### TASK INSTRUCTIONS
Print the records below exactly as they appear.
┄┄┄┄┄┄┄┄┄┄┄┄┄┄┄┄┄┄┄┄
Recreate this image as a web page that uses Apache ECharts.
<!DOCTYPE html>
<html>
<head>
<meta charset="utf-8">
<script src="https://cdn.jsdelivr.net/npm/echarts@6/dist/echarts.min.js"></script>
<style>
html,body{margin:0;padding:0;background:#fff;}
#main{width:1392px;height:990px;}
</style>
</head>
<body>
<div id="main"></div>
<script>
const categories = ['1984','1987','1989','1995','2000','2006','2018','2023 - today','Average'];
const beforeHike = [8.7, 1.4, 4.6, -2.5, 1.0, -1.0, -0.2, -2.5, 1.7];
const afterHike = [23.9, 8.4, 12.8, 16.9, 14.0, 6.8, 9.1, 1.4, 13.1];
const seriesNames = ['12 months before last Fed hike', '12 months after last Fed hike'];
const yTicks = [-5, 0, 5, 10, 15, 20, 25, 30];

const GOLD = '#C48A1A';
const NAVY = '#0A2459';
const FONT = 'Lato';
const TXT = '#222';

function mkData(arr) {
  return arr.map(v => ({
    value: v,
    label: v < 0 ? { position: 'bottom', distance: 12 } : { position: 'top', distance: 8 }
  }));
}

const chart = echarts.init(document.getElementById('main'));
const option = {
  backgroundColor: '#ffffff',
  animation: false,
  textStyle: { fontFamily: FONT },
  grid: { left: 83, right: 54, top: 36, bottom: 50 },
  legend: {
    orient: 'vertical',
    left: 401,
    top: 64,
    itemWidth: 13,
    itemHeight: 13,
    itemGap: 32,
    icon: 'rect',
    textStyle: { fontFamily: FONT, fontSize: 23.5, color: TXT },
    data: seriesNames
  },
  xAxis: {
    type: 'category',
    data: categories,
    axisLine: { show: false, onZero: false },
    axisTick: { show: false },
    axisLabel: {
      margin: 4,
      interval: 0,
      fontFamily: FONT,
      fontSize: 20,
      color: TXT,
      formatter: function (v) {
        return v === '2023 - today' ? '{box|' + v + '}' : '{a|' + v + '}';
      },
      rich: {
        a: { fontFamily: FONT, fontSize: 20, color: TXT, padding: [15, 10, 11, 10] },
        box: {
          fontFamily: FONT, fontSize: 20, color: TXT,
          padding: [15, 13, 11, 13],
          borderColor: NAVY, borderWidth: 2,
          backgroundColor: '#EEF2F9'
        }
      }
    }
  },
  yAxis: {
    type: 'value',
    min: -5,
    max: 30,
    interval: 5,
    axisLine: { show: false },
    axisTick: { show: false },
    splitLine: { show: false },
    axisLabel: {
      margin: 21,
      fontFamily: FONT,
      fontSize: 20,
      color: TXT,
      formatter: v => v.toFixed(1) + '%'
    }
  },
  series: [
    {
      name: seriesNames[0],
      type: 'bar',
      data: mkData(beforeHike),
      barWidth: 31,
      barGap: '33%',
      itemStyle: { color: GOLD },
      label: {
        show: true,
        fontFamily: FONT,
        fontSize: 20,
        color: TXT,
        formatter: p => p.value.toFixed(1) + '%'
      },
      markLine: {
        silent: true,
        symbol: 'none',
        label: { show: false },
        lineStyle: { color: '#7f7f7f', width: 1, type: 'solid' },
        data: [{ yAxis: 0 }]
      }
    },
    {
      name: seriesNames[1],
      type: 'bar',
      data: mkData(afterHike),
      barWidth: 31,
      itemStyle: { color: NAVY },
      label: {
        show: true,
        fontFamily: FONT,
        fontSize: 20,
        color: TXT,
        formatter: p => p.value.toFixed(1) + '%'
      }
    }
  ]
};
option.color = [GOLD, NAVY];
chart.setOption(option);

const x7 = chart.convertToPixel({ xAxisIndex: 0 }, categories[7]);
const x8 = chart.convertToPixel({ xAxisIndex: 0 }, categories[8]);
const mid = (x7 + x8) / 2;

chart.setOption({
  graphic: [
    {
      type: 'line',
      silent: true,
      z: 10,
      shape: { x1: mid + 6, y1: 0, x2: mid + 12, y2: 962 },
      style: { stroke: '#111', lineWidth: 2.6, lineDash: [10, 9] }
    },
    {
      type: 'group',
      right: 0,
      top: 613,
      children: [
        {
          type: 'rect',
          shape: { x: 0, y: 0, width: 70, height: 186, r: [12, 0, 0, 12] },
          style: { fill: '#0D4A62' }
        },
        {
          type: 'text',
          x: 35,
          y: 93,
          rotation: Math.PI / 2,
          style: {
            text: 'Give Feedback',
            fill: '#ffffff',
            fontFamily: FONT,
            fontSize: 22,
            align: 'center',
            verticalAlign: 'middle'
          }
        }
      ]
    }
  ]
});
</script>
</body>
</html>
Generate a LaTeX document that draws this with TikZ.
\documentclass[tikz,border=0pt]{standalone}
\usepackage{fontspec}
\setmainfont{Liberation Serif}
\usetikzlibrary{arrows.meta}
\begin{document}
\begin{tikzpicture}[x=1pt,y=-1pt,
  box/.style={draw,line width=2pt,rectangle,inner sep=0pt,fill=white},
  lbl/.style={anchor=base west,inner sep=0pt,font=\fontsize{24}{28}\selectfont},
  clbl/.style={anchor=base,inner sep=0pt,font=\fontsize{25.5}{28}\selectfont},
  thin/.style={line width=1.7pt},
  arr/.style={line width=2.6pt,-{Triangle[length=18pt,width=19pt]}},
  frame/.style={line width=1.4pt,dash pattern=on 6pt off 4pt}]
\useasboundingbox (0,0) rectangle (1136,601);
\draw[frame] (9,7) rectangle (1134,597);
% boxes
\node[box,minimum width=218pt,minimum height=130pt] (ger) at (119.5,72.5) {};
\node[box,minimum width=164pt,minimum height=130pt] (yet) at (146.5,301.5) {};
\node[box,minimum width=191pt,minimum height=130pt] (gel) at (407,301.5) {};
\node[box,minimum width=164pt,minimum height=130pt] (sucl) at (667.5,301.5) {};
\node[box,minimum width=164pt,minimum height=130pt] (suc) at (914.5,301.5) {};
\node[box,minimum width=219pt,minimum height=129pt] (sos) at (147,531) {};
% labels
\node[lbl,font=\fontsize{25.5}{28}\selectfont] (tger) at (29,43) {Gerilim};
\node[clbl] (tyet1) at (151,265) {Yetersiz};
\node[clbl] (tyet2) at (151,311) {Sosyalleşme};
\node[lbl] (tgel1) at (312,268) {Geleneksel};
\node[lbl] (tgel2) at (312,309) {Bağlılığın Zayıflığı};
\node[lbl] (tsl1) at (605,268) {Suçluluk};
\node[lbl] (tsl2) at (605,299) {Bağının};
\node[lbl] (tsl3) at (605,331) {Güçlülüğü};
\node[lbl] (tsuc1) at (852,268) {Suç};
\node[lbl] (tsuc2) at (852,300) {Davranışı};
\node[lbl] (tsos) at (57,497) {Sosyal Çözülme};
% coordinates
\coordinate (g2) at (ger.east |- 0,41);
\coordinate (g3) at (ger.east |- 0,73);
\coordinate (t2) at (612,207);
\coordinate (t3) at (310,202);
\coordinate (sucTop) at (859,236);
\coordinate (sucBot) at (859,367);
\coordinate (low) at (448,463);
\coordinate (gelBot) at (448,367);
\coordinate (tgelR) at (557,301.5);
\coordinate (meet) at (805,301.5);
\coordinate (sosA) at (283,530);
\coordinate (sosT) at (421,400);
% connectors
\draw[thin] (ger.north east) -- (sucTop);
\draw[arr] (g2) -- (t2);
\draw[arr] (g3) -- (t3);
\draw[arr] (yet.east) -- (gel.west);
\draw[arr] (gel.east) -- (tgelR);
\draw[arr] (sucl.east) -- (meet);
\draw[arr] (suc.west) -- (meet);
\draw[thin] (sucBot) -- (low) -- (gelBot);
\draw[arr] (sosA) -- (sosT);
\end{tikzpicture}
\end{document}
┄┄┄┄┄┄┄┄┄┄┄┄┄┄┄┄┄┄┄┄
### RESULT
Recreate this image as a web page that uses Apache ECharts.
<!DOCTYPE html>
<html>
<head>
<meta charset="utf-8">
<script src="https://cdn.jsdelivr.net/npm/echarts@6/dist/echarts.min.js"></script>
<style>
html,body{margin:0;padding:0;background:#fff;}
#main{width:1392px;height:990px;}
</style>
</head>
<body>
<div id="main"></div>
<script>
const categories = ['1984','1987','1989','1995','2000','2006','2018','2023 - today','Average'];
const beforeHike = [8.7, 1.4, 4.6, -2.5, 1.0, -1.0, -0.2, -2.5, 1.7];
const afterHike = [23.9, 8.4, 12.8, 16.9, 14.0, 6.8, 9.1, 1.4, 13.1];
const seriesNames = ['12 months before last Fed hike', '12 months after last Fed hike'];
const yTicks = [-5, 0, 5, 10, 15, 20, 25, 30];

const GOLD = '#C48A1A';
const NAVY = '#0A2459';
const FONT = 'Lato';
const TXT = '#222';

function mkData(arr) {
  return arr.map(v => ({
    value: v,
    label: v < 0 ? { position: 'bottom', distance: 12 } : { position: 'top', distance: 8 }
  }));
}

const chart = echarts.init(document.getElementById('main'));
const option = {
  backgroundColor: '#ffffff',
  animation: false,
  textStyle: { fontFamily: FONT },
  grid: { left: 83, right: 54, top: 36, bottom: 50 },
  legend: {
    orient: 'vertical',
    left: 401,
    top: 64,
    itemWidth: 13,
    itemHeight: 13,
    itemGap: 32,
    icon: 'rect',
    textStyle: { fontFamily: FONT, fontSize: 23.5, color: TXT },
    data: seriesNames
  },
  xAxis: {
    type: 'category',
    data: categories,
    axisLine: { show: false, onZero: false },
    axisTick: { show: false },
    axisLabel: {
      margin: 4,
      interval: 0,
      fontFamily: FONT,
      fontSize: 20,
      color: TXT,
      formatter: function (v) {
        return v === '2023 - today' ? '{box|' + v + '}' : '{a|' + v + '}';
      },
      rich: {
        a: { fontFamily: FONT, fontSize: 20, color: TXT, padding: [15, 10, 11, 10] },
        box: {
          fontFamily: FONT, fontSize: 20, color: TXT,
          padding: [15, 13, 11, 13],
          borderColor: NAVY, borderWidth: 2,
          backgroundColor: '#EEF2F9'
        }
      }
    }
  },
  yAxis: {
    type: 'value',
    min: -5,
    max: 30,
    interval: 5,
    axisLine: { show: false },
    axisTick: { show: false },
    splitLine: { show: false },
    axisLabel: {
      margin: 21,
      fontFamily: FONT,
      fontSize: 20,
      color: TXT,
      formatter: v => v.toFixed(1) + '%'
    }
  },
  series: [
    {
      name: seriesNames[0],
      type: 'bar',
      data: mkData(beforeHike),
      barWidth: 31,
      barGap: '33%',
      itemStyle: { color: GOLD },
      label: {
        show: true,
        fontFamily: FONT,
        fontSize: 20,
        color: TXT,
        formatter: p => p.value.toFixed(1) + '%'
      },
      markLine: {
        silent: true,
        symbol: 'none',
        label: { show: false },
        lineStyle: { color: '#7f7f7f', width: 1, type: 'solid' },
        data: [{ yAxis: 0 }]
      }
    },
    {
      name: seriesNames[1],
      type: 'bar',
      data: mkData(afterHike),
      barWidth: 31,
      itemStyle: { color: NAVY },
      label: {
        show: true,
        fontFamily: FONT,
        fontSize: 20,
        color: TXT,
        formatter: p => p.value.toFixed(1) + '%'
      }
    }
  ]
};
option.color = [GOLD, NAVY];
chart.setOption(option);

const x7 = chart.convertToPixel({ xAxisIndex: 0 }, categories[7]);
const x8 = chart.convertToPixel({ xAxisIndex: 0 }, categories[8]);
const mid = (x7 + x8) / 2;

chart.setOption({
  graphic: [
    {
      type: 'line',
      silent: true,
      z: 10,
      shape: { x1: mid + 6, y1: 0, x2: mid + 12, y2: 962 },
      style: { stroke: '#111', lineWidth: 2.6, lineDash: [10, 9] }
    },
    {
      type: 'group',
      right: 0,
      top: 613,
      children: [
        {
          type: 'rect',
          shape: { x: 0, y: 0, width: 70, height: 186, r: [12, 0, 0, 12] },
          style: { fill: '#0D4A62' }
        },
        {
          type: 'text',
          x: 35,
          y: 93,
          rotation: Math.PI / 2,
          style: {
            text: 'Give Feedback',
            fill: '#ffffff',
            fontFamily: FONT,
            fontSize: 22,
            align: 'center',
            verticalAlign: 'middle'
          }
        }
      ]
    }
  ]
});
</script>
</body>
</html>
Generate a LaTeX document that draws this with TikZ.
\documentclass[tikz,border=0pt]{standalone}
\usepackage{fontspec}
\setmainfont{Liberation Serif}
\usetikzlibrary{arrows.meta}
\begin{document}
\begin{tikzpicture}[x=1pt,y=-1pt,
  box/.style={draw,line width=2pt,rectangle,inner sep=0pt,fill=white},
  lbl/.style={anchor=base west,inner sep=0pt,font=\fontsize{24}{28}\selectfont},
  clbl/.style={anchor=base,inner sep=0pt,font=\fontsize{25.5}{28}\selectfont},
  thin/.style={line width=1.7pt},
  arr/.style={line width=2.6pt,-{Triangle[length=18pt,width=19pt]}},
  frame/.style={line width=1.4pt,dash pattern=on 6pt off 4pt}]
\useasboundingbox (0,0) rectangle (1136,601);
\draw[frame] (9,7) rectangle (1134,597);
% boxes
\node[box,minimum width=218pt,minimum height=130pt] (ger) at (119.5,72.5) {};
\node[box,minimum width=164pt,minimum height=130pt] (yet) at (146.5,301.5) {};
\node[box,minimum width=191pt,minimum height=130pt] (gel) at (407,301.5) {};
\node[box,minimum width=164pt,minimum height=130pt] (sucl) at (667.5,301.5) {};
\node[box,minimum width=164pt,minimum height=130pt] (suc) at (914.5,301.5) {};
\node[box,minimum width=219pt,minimum height=129pt] (sos) at (147,531) {};
% labels
\node[lbl,font=\fontsize{25.5}{28}\selectfont] (tger) at (29,43) {Gerilim};
\node[clbl] (tyet1) at (151,265) {Yetersiz};
\node[clbl] (tyet2) at (151,311) {Sosyalleşme};
\node[lbl] (tgel1) at (312,268) {Geleneksel};
\node[lbl] (tgel2) at (312,309) {Bağlılığın Zayıflığı};
\node[lbl] (tsl1) at (605,268) {Suçluluk};
\node[lbl] (tsl2) at (605,299) {Bağının};
\node[lbl] (tsl3) at (605,331) {Güçlülüğü};
\node[lbl] (tsuc1) at (852,268) {Suç};
\node[lbl] (tsuc2) at (852,300) {Davranışı};
\node[lbl] (tsos) at (57,497) {Sosyal Çözülme};
% coordinates
\coordinate (g2) at (ger.east |- 0,41);
\coordinate (g3) at (ger.east |- 0,73);
\coordinate (t2) at (612,207);
\coordinate (t3) at (310,202);
\coordinate (sucTop) at (859,236);
\coordinate (sucBot) at (859,367);
\coordinate (low) at (448,463);
\coordinate (gelBot) at (448,367);
\coordinate (tgelR) at (557,301.5);
\coordinate (meet) at (805,301.5);
\coordinate (sosA) at (283,530);
\coordinate (sosT) at (421,400);
% connectors
\draw[thin] (ger.north east) -- (sucTop);
\draw[arr] (g2) -- (t2);
\draw[arr] (g3) -- (t3);
\draw[arr] (yet.east) -- (gel.west);
\draw[arr] (gel.east) -- (tgelR);
\draw[arr] (sucl.east) -- (meet);
\draw[arr] (suc.west) -- (meet);
\draw[thin] (sucBot) -- (low) -- (gelBot);
\draw[arr] (sosA) -- (sosT);
\end{tikzpicture}
\end{document}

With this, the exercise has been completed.